Tuning network for performance

Hi,

I’m using a Mikrotik RB750Gr3 and a UniFi AP for a show I’m building. My laptop is connected to the router via ethernet, and I’ve got 52 Androids tablets connected to the wifi network.
I’m sending OSC (UDP packets) to the tablets to cue audio and visual content.
It’s working well! But I’m keen to get some advice on how I can optimise the network further to get the best sync I can.

The network doesn’t have (or need) internet access. And the only communication between the laptop and the tablets are UDP packets on port 10001 and 10002.
I’ve experimented with broadcasting packets as well as unicasting to all of them.
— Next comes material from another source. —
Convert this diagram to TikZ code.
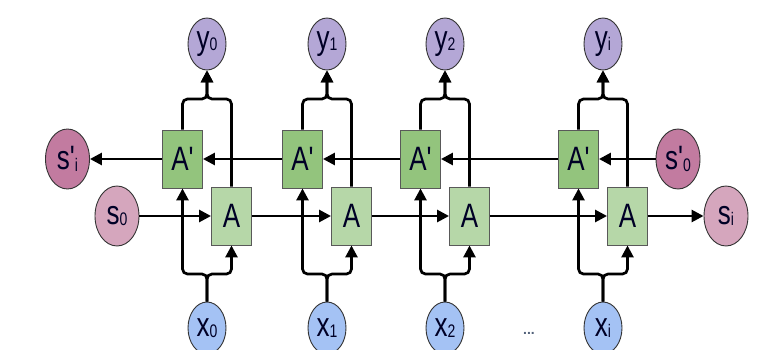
\documentclass[tikz,border=0pt]{standalone}
\usepackage{graphicx}
\usepackage{fontspec}
\setmainfont{Liberation Sans}
\usetikzlibrary{arrows.meta,shapes.geometric}

\definecolor{ycol}{HTML}{B4A7D6}
\definecolor{xcol}{HTML}{A4C2F4}
\definecolor{scol}{HTML}{D5A6BD}
\definecolor{spcol}{HTML}{C27BA0}
\definecolor{bwdcol}{HTML}{93C47D}
\definecolor{fwdcol}{HTML}{B6D7A8}

% stretched labels, small index, straight prime
\newcommand{\tall}[1]{\scalebox{1}[1.3]{#1}}
\newcommand{\idx}[1]{\raisebox{-1pt}{\fontsize{14}{14}\selectfont #1}}
\newcommand{\pr}{\textquotesingle}

\tikzset{
  lbl/.style={font=\fontsize{26}{26}\selectfont, text=black!85!blue, inner sep=0pt},
  cell/.style={lbl, draw=gray!70!black, line width=0.9pt, minimum width=40pt, minimum height=58pt},
  fwd/.style={cell, fill=fwdcol},
  bwd/.style={cell, fill=bwdcol},
  blob/.style={lbl, ellipse, draw=gray!40!black, line width=0.9pt},
  small/.style={blob, minimum width=38pt, minimum height=52pt},
  big/.style={blob, minimum width=44pt, minimum height=60pt},
  wire/.style={line width=2.7pt, rounded corners=5pt},
}

\begin{document}
\begin{tikzpicture}[x=1pt, y=-1pt, >={Triangle[length=12pt,width=12pt]}]
  \useasboundingbox (0,0) rectangle (773,350);

  % states at both ends
  \node[big, fill=spcol] (spi) at (67.5,159) {\tall{s\pr\idx{i}}};
  \node[big, fill=spcol] (sp0) at (678,159) {\tall{s\pr\idx{0}}};
  \node[big, fill=scol]  (s0)  at (117,216) {\tall{s\idx{0}}};
  \node[big, fill=scol]  (si)  at (726,216) {\tall{s\idx{i}}};

  % one column per time step
  \foreach \c/\k/\n in {207/0/1, 327/1/2, 445/2/3, 603/i/4}{
    \node[small, fill=ycol] (y\n) at (\c,44)  {\tall{y\idx{\k}}};
    \node[small, fill=xcol] (x\n) at (\c,328) {\tall{x\idx{\k}}};
    \node[bwd] (B\n) at (\c-24.5,159) {\tall{A\pr}};
    \node[fwd] (F\n) at (\c+24.5,216) {\tall{A}};
    \coordinate (top\n) at (\c,99);
    \coordinate (bot\n) at (\c,274);
    \draw[wire,->] (x\n) -- (bot\n) -| (B\n);
    \draw[wire,->] (x\n) -- (bot\n) -| (F\n);
    \draw[wire,->] (B\n) |- (top\n) -- (y\n);
    \draw[wire,->] (F\n) |- (top\n) -- (y\n);
  }

  % forward and backward chains
  \foreach \a/\b in {s0/F1, F1/F2, F2/F3, F3/F4, F4/si, sp0/B4, B4/B3, B3/B2, B2/B1, B1/spi}
    \draw[wire,->] (\a) -- (\b);

  \node[font=\bfseries\fontsize{14}{14}\selectfont, text=xcol!50!black, inner sep=0pt] (dots) at (529,333) {...};
\end{tikzpicture}
\end{document}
I didn’t have the best time with broadcast, it seemed to limit the number of packets I could send per second.

I have used mikrotik products a fair bit but consider myself pretty noobish when actually building configs. I haven’t done anything to this from the default router settings, other than give all the devices fixed IPs in the DHCP settings.

So I’m after any general advice please, and any recommendations about whether I should firewall all traffic other than what I need, or change any network parameters considering the usage I’m after. Thanks.

AFAIK Multicast (and broadcast) in wifi is only sent at the basic rate. (It may be the highest basic rate and not the lowest basic rate which is used for the AP beacons. Depends on MT implementation.)
However in most default settings the basic rate list set is very limited (just 1 Mbps for 802.11b, and 6 Mbps for the others like a,g,n,ac, as only value for the basic rates). Sometimes we carefully rise the lowest basic rate to reduce the beacon transmit time for each SSID in the channel. reducing that overhead leaves more time for the user data. But this might create connection problems. Here the adding of higher basic rates could help increase the rate for multicasts, without disabling the low basic rate where needed.

Mikrotiks “Multicast Helper” can also convert Multicast in Unicasts. (set per WLAN interface as wireless parameter).